■ What you have to do ■
Pick out the lines below that contain the string "this" and copy them all.

■ Excerpted records ■
______________________________
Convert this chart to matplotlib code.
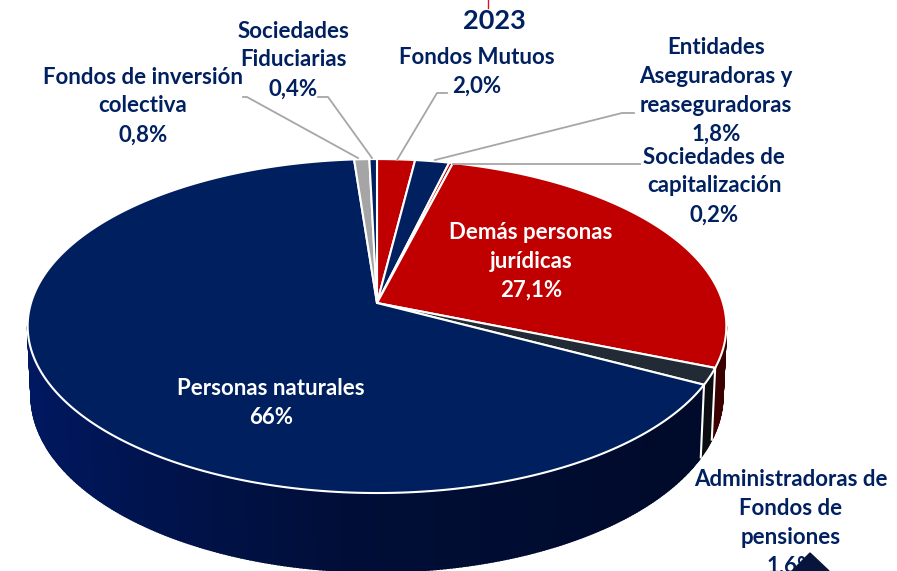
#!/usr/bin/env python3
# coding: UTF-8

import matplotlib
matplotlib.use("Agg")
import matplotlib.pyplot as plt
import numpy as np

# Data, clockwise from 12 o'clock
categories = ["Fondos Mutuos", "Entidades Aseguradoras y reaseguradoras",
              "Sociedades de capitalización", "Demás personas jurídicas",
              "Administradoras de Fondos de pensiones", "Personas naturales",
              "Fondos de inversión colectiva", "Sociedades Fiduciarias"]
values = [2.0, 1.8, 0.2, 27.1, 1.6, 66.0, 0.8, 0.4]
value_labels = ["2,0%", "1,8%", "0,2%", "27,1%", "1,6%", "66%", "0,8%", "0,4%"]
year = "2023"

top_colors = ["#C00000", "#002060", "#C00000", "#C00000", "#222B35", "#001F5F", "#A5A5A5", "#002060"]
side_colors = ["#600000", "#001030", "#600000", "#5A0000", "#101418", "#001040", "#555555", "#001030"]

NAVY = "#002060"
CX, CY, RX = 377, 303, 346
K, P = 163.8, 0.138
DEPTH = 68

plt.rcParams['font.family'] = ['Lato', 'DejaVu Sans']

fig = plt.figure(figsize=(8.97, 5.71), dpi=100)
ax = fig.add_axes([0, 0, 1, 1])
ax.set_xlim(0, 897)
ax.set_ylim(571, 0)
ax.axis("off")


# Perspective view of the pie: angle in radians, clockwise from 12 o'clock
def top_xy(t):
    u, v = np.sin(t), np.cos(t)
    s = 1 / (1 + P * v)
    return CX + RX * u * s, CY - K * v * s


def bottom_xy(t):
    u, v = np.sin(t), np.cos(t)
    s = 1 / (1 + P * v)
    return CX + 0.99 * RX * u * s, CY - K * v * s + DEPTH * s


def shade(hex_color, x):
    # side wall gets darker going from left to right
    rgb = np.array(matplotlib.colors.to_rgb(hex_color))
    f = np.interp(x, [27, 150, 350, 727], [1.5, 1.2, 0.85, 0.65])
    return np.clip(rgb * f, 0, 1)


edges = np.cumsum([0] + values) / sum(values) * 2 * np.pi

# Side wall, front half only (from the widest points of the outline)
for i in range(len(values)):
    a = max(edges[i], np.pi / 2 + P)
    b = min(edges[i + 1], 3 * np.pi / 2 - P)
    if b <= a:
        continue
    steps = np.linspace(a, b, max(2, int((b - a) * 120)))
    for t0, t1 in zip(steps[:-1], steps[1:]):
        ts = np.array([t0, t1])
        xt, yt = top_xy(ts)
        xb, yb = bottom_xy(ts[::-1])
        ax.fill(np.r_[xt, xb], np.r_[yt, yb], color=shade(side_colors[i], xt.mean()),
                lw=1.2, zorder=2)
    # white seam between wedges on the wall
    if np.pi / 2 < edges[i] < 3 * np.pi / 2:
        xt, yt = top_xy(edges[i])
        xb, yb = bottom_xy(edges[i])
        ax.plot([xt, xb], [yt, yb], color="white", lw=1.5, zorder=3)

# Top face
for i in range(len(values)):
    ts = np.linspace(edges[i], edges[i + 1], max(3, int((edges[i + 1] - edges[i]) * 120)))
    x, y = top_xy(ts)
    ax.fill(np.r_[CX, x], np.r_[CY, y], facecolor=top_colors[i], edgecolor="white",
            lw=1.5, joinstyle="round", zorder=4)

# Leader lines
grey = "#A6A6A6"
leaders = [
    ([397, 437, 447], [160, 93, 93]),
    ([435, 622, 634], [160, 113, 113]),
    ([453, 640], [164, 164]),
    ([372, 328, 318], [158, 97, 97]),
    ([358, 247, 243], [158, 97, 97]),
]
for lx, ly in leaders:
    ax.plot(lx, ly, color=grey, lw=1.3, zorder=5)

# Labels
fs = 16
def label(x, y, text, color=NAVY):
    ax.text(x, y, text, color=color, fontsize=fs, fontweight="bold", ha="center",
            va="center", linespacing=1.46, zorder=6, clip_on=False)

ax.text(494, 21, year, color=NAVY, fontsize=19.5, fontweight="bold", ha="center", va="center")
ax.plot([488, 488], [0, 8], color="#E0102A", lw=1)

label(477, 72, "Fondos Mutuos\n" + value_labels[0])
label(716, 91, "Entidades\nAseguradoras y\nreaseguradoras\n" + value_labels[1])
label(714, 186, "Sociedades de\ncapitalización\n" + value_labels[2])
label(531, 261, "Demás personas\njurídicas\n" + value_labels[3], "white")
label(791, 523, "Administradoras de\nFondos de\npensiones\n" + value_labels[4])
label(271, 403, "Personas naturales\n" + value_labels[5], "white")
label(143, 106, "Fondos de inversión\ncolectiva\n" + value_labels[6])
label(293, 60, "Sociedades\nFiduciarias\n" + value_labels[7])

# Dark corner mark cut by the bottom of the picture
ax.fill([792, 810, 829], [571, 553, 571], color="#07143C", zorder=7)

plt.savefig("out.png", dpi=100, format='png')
______________________________
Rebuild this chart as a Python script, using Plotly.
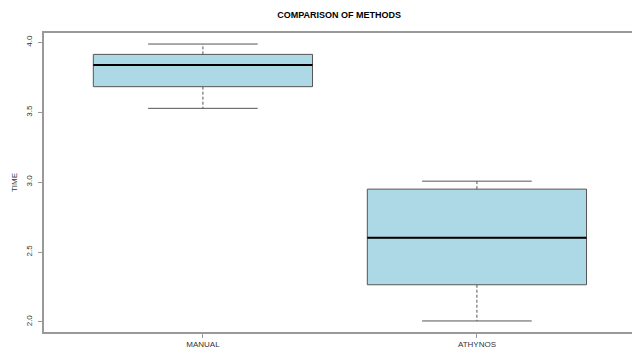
______________________________
■ Exercise solution ■
Convert this chart to matplotlib code.
Rebuild this chart as a Python script, using Plotly.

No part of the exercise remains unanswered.